Vielen Dank aber für deine Äußerung.

Lieben Gruß
Hanna
 

noel

Mitglied
eine inhaltlich hervorragend aufgebaute geschichte. von der entnervten greisin, mit den unreflektierten vorurteilen, zur im herz berührten anna
& das über den kniff mit der reling.
nein nicht nur über diesen.
feine andeutungen, wie der stolze widersinns arkans (fingerzählereien/farbbetrachtungen), weisen schon in diese richtung.

& gerade weil mir der text so augt, würde ich ihn überarbeiten. er enthält teilweise sperrige wortwendungen, verschachtelte satzlängen (wobei manchmal sogar der faden verloren geht) & wortwiederholungen auf kürzestem raum.

bsp.: „Vorsichtig, nie konnte die Greisin wissen, ob sie nicht daneben treten würde, betrat sie das Brett zwischen Steg und Fähre“

die beiden einfügungen sind fast unnötig. Greisin impliziert schon etwas tattergreisiges -->

vorsichtig betrat die greisin das brett zwischen steg und fähre.

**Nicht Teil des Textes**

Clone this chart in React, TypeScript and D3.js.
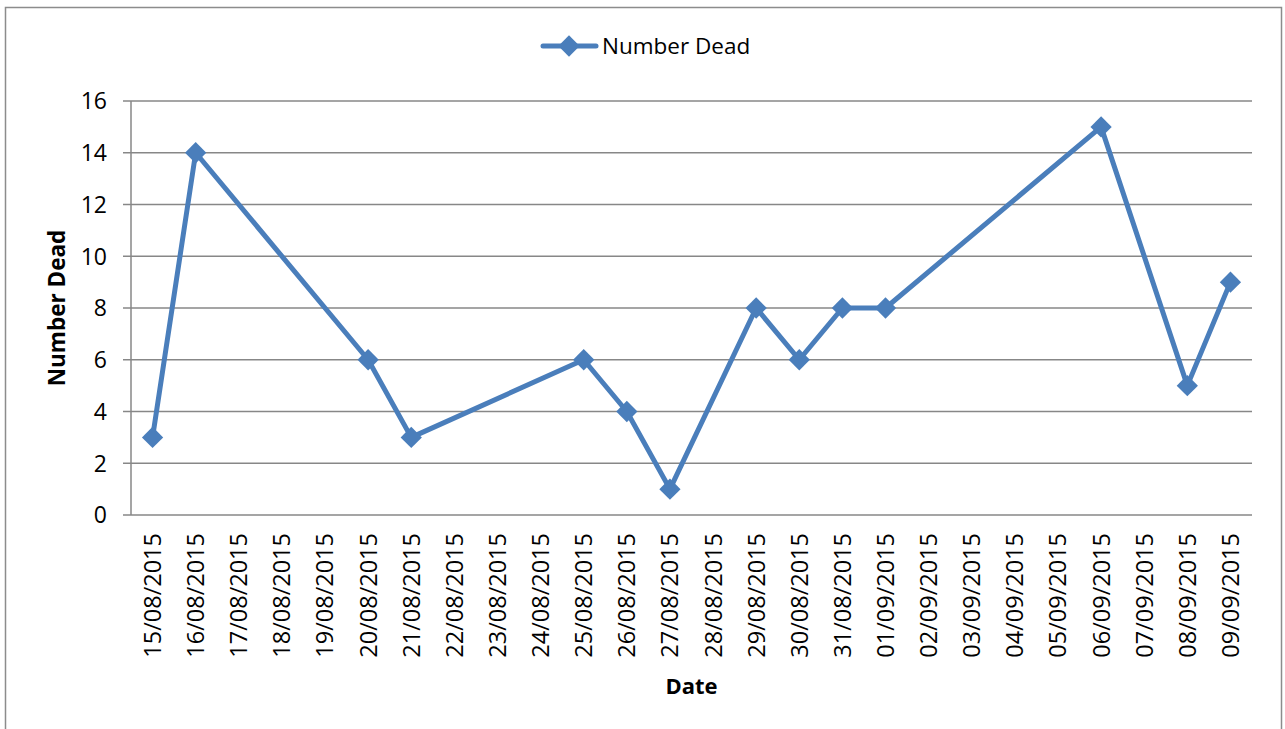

„Mit unsicheren Schritten durchquerte sie die bis auf den letzten Platz besetzte Dampferfähre, vorbei an einer Gruppe wie Spatzen zwitschernder Touristinnen, offensichtlich Engländerinnen, dösenden älteren Herren und auf ihre Fahrräder gestützten jungen Leuten.“

vier zeilen EIN satz

„Schweratmend kämpfte sie sich bis zum offenen Bug vor, ließ sich auf der einzigen freien, der hintersten Bank nieder und musterte verärgert die vor ihr sitzende Kindergartengruppe, die bis zur Bugspitze allen Platz einnahm.“

auch hier schachtelungen, die differenzieren JA, aber manchmal ist weniger mehr & zu dem nimmt der satzbau das lesevergnügen.

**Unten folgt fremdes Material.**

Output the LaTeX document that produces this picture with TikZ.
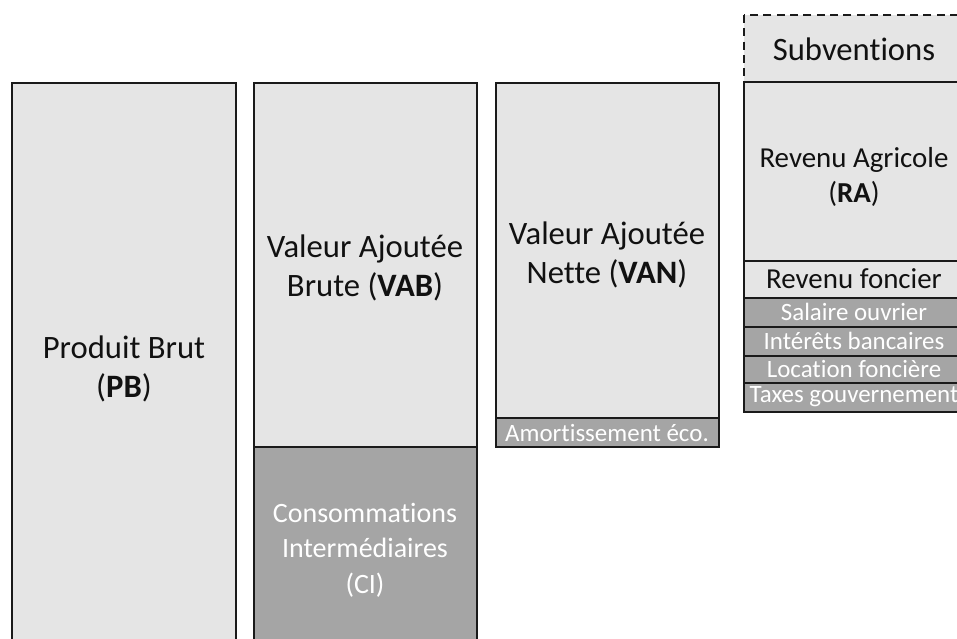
\documentclass[tikz,border=0pt]{standalone}
\usepackage{fontspec}
\setmainfont{Carlito}[Ligatures={NoCommon,NoRequired,NoContextual}]
\definecolor{lightbox}{HTML}{E5E5E5}
\definecolor{darkbox}{HTML}{A5A5A5}
\definecolor{edge}{HTML}{1A1A1A}
\definecolor{ink}{HTML}{111111}
\tikzset{
  lbox/.style={fill=lightbox, draw=edge, line width=1.3pt},
  dbox/.style={fill=darkbox, draw=edge, line width=1.3pt},
  dashbox/.style={fill=lightbox, draw=edge, line width=1.3pt, dash pattern=on 6pt off 4pt},
  bigtxt/.style={align=center, text=ink, font=\fontsize{24.5}{29.5}\selectfont},
  citxt/.style={align=center, text=white, font=\fontsize{21}{26.5}\selectfont},
  midtxt/.style={align=center, text=ink, font=\fontsize{21.7}{26}\selectfont},
  smalltxt/.style={align=center, text=white, font=\fontsize{18.7}{20}\selectfont, inner sep=0pt},
}
\begin{document}
\begin{tikzpicture}[x=0.75pt, y=-0.75pt]
\useasboundingbox (0,0) rectangle (957,639);
\clip (0,0) rectangle (957,639);
% Produit Brut
\path[lbox] (12,83) rectangle (236,660);
\node[bigtxt] (pb) at (124,369) {Produit Brut\\(\textbf{PB})};
% VAB and CI
\path[lbox] (254,83) rectangle (477,447);
\path[dbox] (254,447) rectangle (477,660);
\node[bigtxt] (vab) at (365,268) {Valeur Ajoutée\\Brute (\textbf{VAB})};
\node[citxt] (ci) at (365,550) {Consommations\\Intermédiaires\\(CI)};
% VAN
\path[lbox] (496,83) rectangle (719,418);
\path[dbox] (496,418) rectangle (719,447);
\node[bigtxt] (van) at (607,255) {Valeur Ajoutée\\Nette (\textbf{VAN})};
\node[smalltxt] (amo) at (607,433) {Amortissement éco.};
% Right column
\path[dashbox] (744,15) rectangle (964,82);
\node[bigtxt] (sub) at (854,49) {Subventions};
\path[lbox] (744,82) rectangle (964,261);
\draw[edge, line width=1.3pt, dash pattern=on 6pt off 4pt] (744,82) -- (964,82);
\node[midtxt] (ra) at (854,177) {Revenu Agricole\\(\textbf{RA})};
\path[lbox] (744,261) rectangle (964,298);
\node[midtxt] (rf) at (854,279) {Revenu foncier};
\path[dbox] (744,298) rectangle (964,327);
\node[smalltxt] (sal) at (854,312) {Salaire ouvrier};
\path[dbox] (744,327) rectangle (964,356);
\node[smalltxt] (int) at (854,341) {Intérêts bancaires};
\path[dbox] (744,356) rectangle (964,383);
\node[smalltxt] (loc) at (854,369) {Location foncière};
\path[dbox] (744,383) rectangle (964,412);
\node[smalltxt] (tax) at (854,397) {Taxes gouvernement};
\end{tikzpicture}
\end{document}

„Doch heute war ihr die Freude genommen, denn schon früh am Morgen, halb ausgeschlafen, war sie aufgebrochen, von Kladow quer über den See, zur Schwiegertochter in der Stadt, und vergeblich hatte sie den Sohn an sein Versprechen erinnert, ihr die Enkelin jeden Monat für ein paar Stunden in den Garten mitzugeben“

spannt sich über 5 zeilen. warum nicht punkte & mehrere sätze daraus gemacht?

„Die Luft roch nach Tang, der Wind hatte ([strike]auf einmal[/strike]) aufgefrischt, das gierige Gekreisch der Möwen, ([strike]die um die Fähre herumjagten[/strike],) klang unangenehm in den Ohren, der Blick über den See ([strike]hin zum Ufer[/strike]) war allzu gewohnt.“

--> die luft roch nach tang, der wind hatte aufgefrischt, das gierige gekreisch der möwen klang unangenehm in ihren ohren & der blick über den see war allzu gewohnt.

genug genoelt
 
H

HFleiss

Gast
Danke, Noel, für die Vorschläge. Ich werde sie überdenken.
So wünsche ich mir die Auseinandersetzungen mit unseren Texten.